INSTALLATIONS


PROVIDENCER

2024. List Art Center, Brown University | For my senior thesis show, I created a gallery-wide installation that doubled as a map of the Providence River. A blue line running across the length of the gallery represented the river as it flows from its tributaries, through downtown Providence, into the Narragansett Bay. The installation was comprised of 16 individual works that were arranged along this axis, reflecting their real-world relational positions up/downstream or on the left/right bank. The installation explored mapping across dimensions, from “one-dimensional” to “four-dimensional.” My process involved combining eye-level with aerial views to create multi-perspective maps, and time-based photography techniques.

WATCHEMOK(CALL)ET | wood, art board, clam gauge, quahog shells | As a “one dimensional” map, Watchemok(call)et is a linear sculpture measuring 8ft in length that shows elongated human forms walking in two directions (this effect was achieved by taking a panorama tracking a walking person). In the show, I call these forms “time travelers.”

Taking its name from the Watchemoket Cove, the work references the two-way flow of traffic along the East Bay Bike Path, which cuts through the cove on a narrow causeway. The materials of the work—twigs, shells and clam gauges—allude to the estuary environment.

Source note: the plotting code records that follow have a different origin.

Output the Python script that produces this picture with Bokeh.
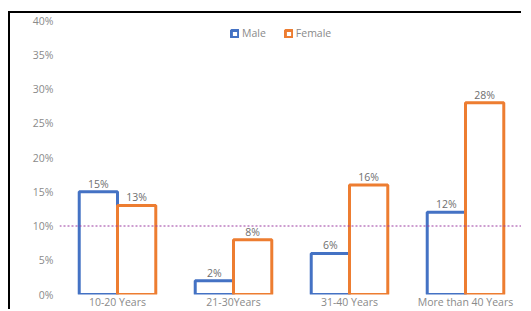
from bokeh.plotting import figure
from bokeh.models import ColumnDataSource, FactorRange, Range1d, Legend, LegendItem, Span, PrintfTickFormatter, FixedTicker
from bokeh.transform import dodge
from bokeh.core.properties import value
from bokeh.embed import file_html
from bokeh.resources import INLINE

categories = ["10-20 Years", "21-30Years", "31-40 Years", "More than 40 Years"]
male = [15, 2, 6, 12]
female = [13, 8, 16, 28]
y_ticks = [0, 5, 10, 15, 20, 25, 30, 35, 40]

FONT = "Open Sans"
BLUE = "#4472C4"
ORANGE = "#ED7D31"
GRAY = "#8a8a8a"

src = ColumnDataSource(dict(
    cat=categories,
    male=male,
    female=female,
    male_lbl=[f"{v}%" for v in male],
    female_lbl=[f"{v}%" for v in female],
))

p = figure(
    x_range=FactorRange(*categories, range_padding=0),
    y_range=Range1d(0, 40),
    width=513, height=298,
    output_backend="svg", toolbar_location=None,
    min_border_left=49, min_border_right=0, min_border_top=7, min_border_bottom=0,
    margin=(11, 0, 0, 8),
    styles={"border-left": "2px solid black", "border-top": "2px solid black"},
)
p.outline_line_color = None
p.background_fill_color = "white"
p.border_fill_color = "white"
p.xgrid.grid_line_color = None
p.ygrid.grid_line_color = None

BW = 0.33
rm = p.vbar(x=dodge("cat", -BW / 2, range=p.x_range), top="male", width=BW, source=src,
            fill_color="white", line_color=BLUE, line_width=3)
rf = p.vbar(x=dodge("cat", BW / 2, range=p.x_range), top="female", width=BW, source=src,
            fill_color="white", line_color=ORANGE, line_width=3)

p.text(x=dodge("cat", -BW / 2, range=p.x_range), y="male", text="male_lbl", source=src,
       text_align="center", text_baseline="bottom", y_offset=-1,
       text_font=value(FONT), text_font_size="10.5px", text_color="#6e6e6e")
p.text(x=dodge("cat", BW / 2, range=p.x_range), y="female", text="female_lbl", source=src,
       text_align="center", text_baseline="bottom", y_offset=-1,
       text_font=value(FONT), text_font_size="10.5px", text_color="#6e6e6e")

p.add_layout(Span(location=10, dimension="width", line_color="#9b3aa0",
                  line_dash="2 2", line_width=1))

p.yaxis.ticker = FixedTicker(ticks=y_ticks)
p.yaxis.formatter = PrintfTickFormatter(format="%d%%")
for ax in (p.xaxis[0], p.yaxis[0]):
    ax.axis_line_color = None
    ax.major_tick_line_color = None
    ax.minor_tick_line_color = None
    ax.major_tick_out = 0
    ax.major_tick_in = 0
    ax.major_label_text_font = FONT
    ax.major_label_text_font_size = "10.5px"
    ax.major_label_text_color = GRAY
p.yaxis.major_label_standoff = 6
p.xaxis.major_label_standoff = 0

legend = Legend(items=[LegendItem(label="Male", renderers=[rm]),
                       LegendItem(label="Female", renderers=[rf])],
                location=(171, 254), orientation="horizontal",
                glyph_width=9, glyph_height=9, label_standoff=3, spacing=18,
                margin=0, padding=5, border_line_color=None, background_fill_alpha=0,
                label_text_font=FONT, label_text_font_size="10.5px", label_text_color=GRAY,
                label_height=9)
p.add_layout(legend)

open("out.html", "w").write(file_html(p, INLINE))
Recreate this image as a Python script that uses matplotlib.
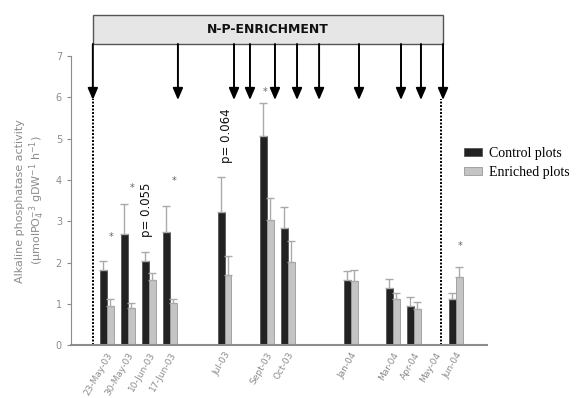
import matplotlib.pyplot as plt
import matplotlib.transforms as mtransforms
from matplotlib.patches import Rectangle

# sampling dates (category slots on the x axis)
dates = ['23-May-03', '30-May-03', '10-Jun-03', '17-Jun-03', 'Jul-03', 'Sept-03',
         'Oct-03', 'Jan-04', 'Mar-04', 'Apr-04', 'May-04', 'Jun-04']
x_pos = [0, 1, 2, 3, 5.6, 7.6, 8.6, 11.6, 13.6, 14.6, 15.6, 16.6]

control = [1.83, 2.70, 2.03, 2.75, 3.22, 5.07, 2.84, 1.58, 1.38, 0.94, 0.0, 1.12]
control_err = [0.20, 0.72, 0.22, 0.63, 0.85, 0.80, 0.51, 0.21, 0.22, 0.23, 0.0, 0.14]
enriched = [0.95, 0.91, 1.57, 1.01, 1.70, 3.03, 2.02, 1.56, 1.12, 0.88, 0.0, 1.65]
enriched_err = [0.17, 0.11, 0.17, 0.11, 0.45, 0.54, 0.51, 0.26, 0.13, 0.17, 0.0, 0.23]

# significance marks
star_x = [0.2, 1.2, 3.2, 7.55, 16.8]
star_y = [2.62, 3.80, 3.98, 6.12, 2.40]
pval_x = [1.9, 5.7]
pval_y = [2.62, 4.4]
pval_txt = ['p= 0.055', 'p= 0.064']

# N-P enrichment dates (arrows)
enrich_x = [-0.67, 3.38, 6.05, 6.81, 8.0, 9.05, 10.1, 12.0, 14.0, 14.95, 16.0]

fig = plt.figure(figsize=(5.82, 3.98), dpi=100)
ax = fig.add_axes([0.122, 0.133, 0.715, 0.726])

w = 0.33
gray = '#8c8c8c'
ax.bar([x - w / 2 for x in x_pos], control, w, color='#222222', edgecolor='#555555', linewidth=0.6,
       yerr=[[0] * len(control), control_err], error_kw=dict(ecolor='#aaaaaa', capsize=3, elinewidth=1, capthick=1),
       label='Control plots')
ax.bar([x + w / 2 for x in x_pos], enriched, w, color='#c4c4c4', edgecolor='#999999', linewidth=0.6,
       yerr=[[0] * len(enriched), enriched_err], error_kw=dict(ecolor='#aaaaaa', capsize=3, elinewidth=1, capthick=1),
       label='Enriched plots')

for sx, sy in zip(star_x, star_y):
    ax.text(sx, sy, '*', ha='center', va='center', fontsize=7, color='#666666')
for px, py, t in zip(pval_x, pval_y, pval_txt):
    ax.text(px, py, t, rotation=90, ha='center', va='bottom', fontsize=8.5, color='#111111')

ax.set_xlim(-1.71, 18.1)
ax.set_ylim(0, 7)
ax.set_yticks(range(8))
ax.set_xticks(x_pos)
ax.set_xticklabels(dates, rotation=60, ha='right', va='top', rotation_mode='anchor', fontsize=6.5, color=gray)
ax.tick_params(axis='y', labelsize=7, colors=gray, length=3)
ax.tick_params(axis='x', length=0, pad=4)
for s in ['top', 'right']:
    ax.spines[s].set_visible(False)
ax.spines['left'].set_color(gray)
ax.spines['bottom'].set_color(gray)
ax.spines['bottom'].set_linewidth(1.5)
ax.set_ylabel('Alkaline phosphatase activity\n(µmolPO$_4^{-3}$ gDW$^{-1}$ h$^{-1}$)', fontsize=8, color=gray,
              labelpad=6)

# enrichment box and arrows, x in data units, y in figure units
trans = mtransforms.blended_transform_factory(ax.transData, fig.transFigure)
box_top, box_bot, tip = 1 - 15 / 398, 1 - 44 / 398, 1 - 100 / 398
ax.add_patch(Rectangle((enrich_x[0], box_bot), enrich_x[-1] - enrich_x[0], box_top - box_bot,
                       transform=trans, facecolor='#e6e6e6', edgecolor='#555555', linewidth=1, clip_on=False))
ax.text((enrich_x[0] + enrich_x[-1]) / 2, (box_top + box_bot) / 2, 'N-P-ENRICHMENT', transform=trans,
        ha='center', va='center', fontsize=9, fontweight='bold', color='#111111')
for ex in enrich_x:
    ax.annotate('', xy=(ex, tip), xytext=(ex, box_bot), xycoords=trans, textcoords=trans,
                arrowprops=dict(arrowstyle='-|>,head_width=0.3,head_length=0.7', color='black', lw=1.4,
                                shrinkA=0, shrinkB=0), annotation_clip=False)

# dotted lines marking the enrichment period
for ex in [enrich_x[0], enrich_x[-1] - 0.1]:
    ax.plot([ex, ex], [0, 5.95], color='black', linestyle=(0, (1, 0.8)), linewidth=1.4, clip_on=False)

fig.legend(loc='upper left', bbox_to_anchor=(0.775, 0.662), frameon=False, handlelength=1.3, handleheight=0.5,
           prop={'family': 'Liberation Serif', 'size': 10}, labelspacing=0.45, handletextpad=0.5)

fig.savefig('out.png', dpi=100)
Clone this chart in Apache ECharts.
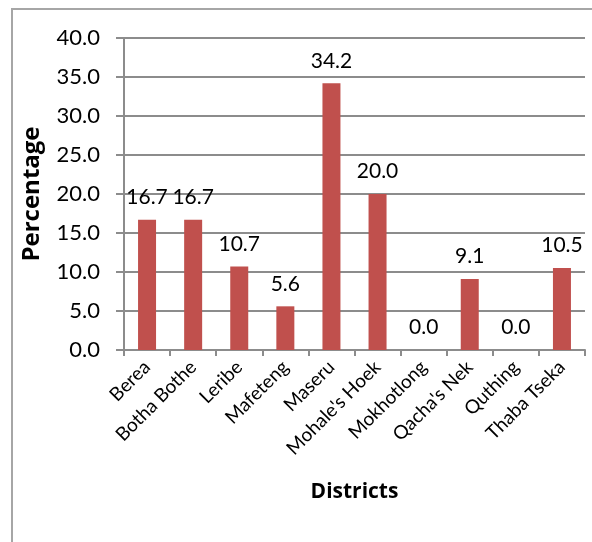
<!DOCTYPE html>
<html>
<head>
<meta charset="utf-8">
<script src="https://cdn.jsdelivr.net/npm/echarts@6/dist/echarts.min.js"></script>
<style>
  html, body { margin: 0; padding: 0; background: #fff; }
  #frame { position: absolute; left: 11px; top: 8px; width: 640px; height: 600px;
           border: 2px solid #a6a6a6; box-sizing: border-box; }
  #chart { position: absolute; left: 0; top: 0; width: 592px; height: 542px; }
</style>
</head>
<body>
<div id="frame"></div>
<div id="chart"></div>
<script>
// Share of respondents per district (%)
const districts = ['Berea', 'Botha Bothe', 'Leribe', 'Mafeteng', 'Maseru',
                   "Mohale's Hoek", 'Mokhotlong', "Qacha's Nek", 'Quthing', 'Thaba Tseka'];
const percentages = [16.7, 16.7, 10.7, 5.6, 34.2, 20.0, 0.0, 9.1, 0.0, 10.5];
const yTicks = { min: 0, max: 40, interval: 5 };

const FONT = 'Lato, "Open Sans", sans-serif';
const TITLE_FONT = '"Open Sans", Lato, sans-serif';
const GRID_GRAY = '#8c8c8c';

const chart = echarts.init(document.getElementById('chart'), null, { renderer: 'canvas' });
chart.setOption({
  animation: false,
  backgroundColor: 'transparent',
  grid: { left: 124, right: 7, top: 38, bottom: 192, containLabel: false },
  xAxis: {
    type: 'category',
    data: districts,
    name: 'Districts',
    nameLocation: 'middle',
    nameGap: 132,
    nameTextStyle: { fontFamily: TITLE_FONT, fontSize: 21, fontWeight: 'bold', color: '#000' },
    axisLine: { lineStyle: { color: GRID_GRAY, width: 2 } },
    axisTick: { show: true, length: 6, alignWithLabel: false, lineStyle: { color: GRID_GRAY, width: 2 } },
    axisLabel: { rotate: 45, interval: 0, margin: 14, fontFamily: FONT, fontSize: 19, color: '#000' }
  },
  yAxis: {
    type: 'value',
    min: yTicks.min, max: yTicks.max, interval: yTicks.interval,
    name: 'Percentage',
    nameLocation: 'middle',
    nameGap: 80,
    nameRotate: 90,
    nameTextStyle: { fontFamily: TITLE_FONT, fontSize: 24, fontWeight: 'bold', color: '#000' },
    axisLine: { show: true, lineStyle: { color: GRID_GRAY, width: 2 } },
    axisTick: { show: true, length: 8, lineStyle: { color: GRID_GRAY, width: 2 } },
    splitLine: { show: true, lineStyle: { color: GRID_GRAY, width: 2 } },
    axisLabel: { margin: 24, fontFamily: FONT, fontSize: 22, color: '#000',
                 formatter: v => v.toFixed(1) }
  },
  series: [{
    type: 'bar',
    data: percentages,
    barWidth: 18,
    itemStyle: { color: '#c0504d' },
    label: {
      show: true, position: 'top', distance: 12,
      fontFamily: FONT, fontSize: 21, color: '#000',
      formatter: p => p.value.toFixed(1)
    }
  }]
});
</script>
</body>
</html>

UTILITY COVER MAP SERIES | photo collage, rubbings, pattern paper | The “second dimension” of the show exists in the realm of the traditional flat map. In this series, I used utility covers along the Providence River waterfront as anchor points to build multi-perspective maps of specific sites.

To construct these maps, I first selected a group of adjacent utility covers (sometimes only one) and plotted them on a canvas according to their GPS coordinates. At each utility cover site, I took a rubbing of the lid of the cover and a 360 degree panoramic photo on top of it. As I took the panorama, human models walked in straight lines toward a nearby landmark (steeple, spire, monument) while the camera tracked their motion. These walking paths are shown in blue, and reference the historic navigational technique of rhumb lines that were used to calculate sailing directions before the discovery of longitude.

Next, I then overlaid the rubbing and panorama (which I warped into a circle using Photoshop) on top of the GPS coordinates of their source utility cover, preserving the north-south orientation of the panoramas to ensure the complete map’s integrity as a navigation device.

The plurality of panoramic views in a single map allows one to simultaneously inhabit several different perspectives at once while still reading the work as a map in its own right. With red string, I connected the center of each utility cover rubbing to its own image in panorama (the utility covers are close enough to appear in panoramas taken from their neighbors). Here I seek to restore some sense of the connection between the eye-level view and the navigational map, a relationship that has largely been lost in modern cartography.

240 (HISTORIC PROVIDENCE HOME) | wood, photo collage, door plate rubbings | For the work titled 240, I constructed a three-dimensional scale model of my rental apartment, the top two floors of an historic home in the College Hill neighborhood. I removed the north and west walls of the house to expose the interior space.

The process followed a similar method to the utility cover series. At each doorway, I took a rubbing of the intricate door plate. The door plate itself was then mounted on a wooden brace and became a stand-in for the door itself. Then, standing in the exact center of the doorway, I took a 360 degree panorama. Once again, I converted these panoramas into circles and overlaid them atop their corresponding location on the floor plan of the model. The result is a to-scale representation of interior space across two floors that functions as a three-dimensional map.

DUCKS IN A ROW | video, charcoal drawings | For the “fourth dimension”, I took creative liberty to create a time-based piece of aquatic life in the Providence River. For this work, I took video footage of Canada geese, ducks and seagulls in the water. I then projected the videos on a wall and traced the movements of these birds over time as they move through the frame. Displayed side by side, the ephemeral quality of the source video contrasts with the enduring marks left by the tracings.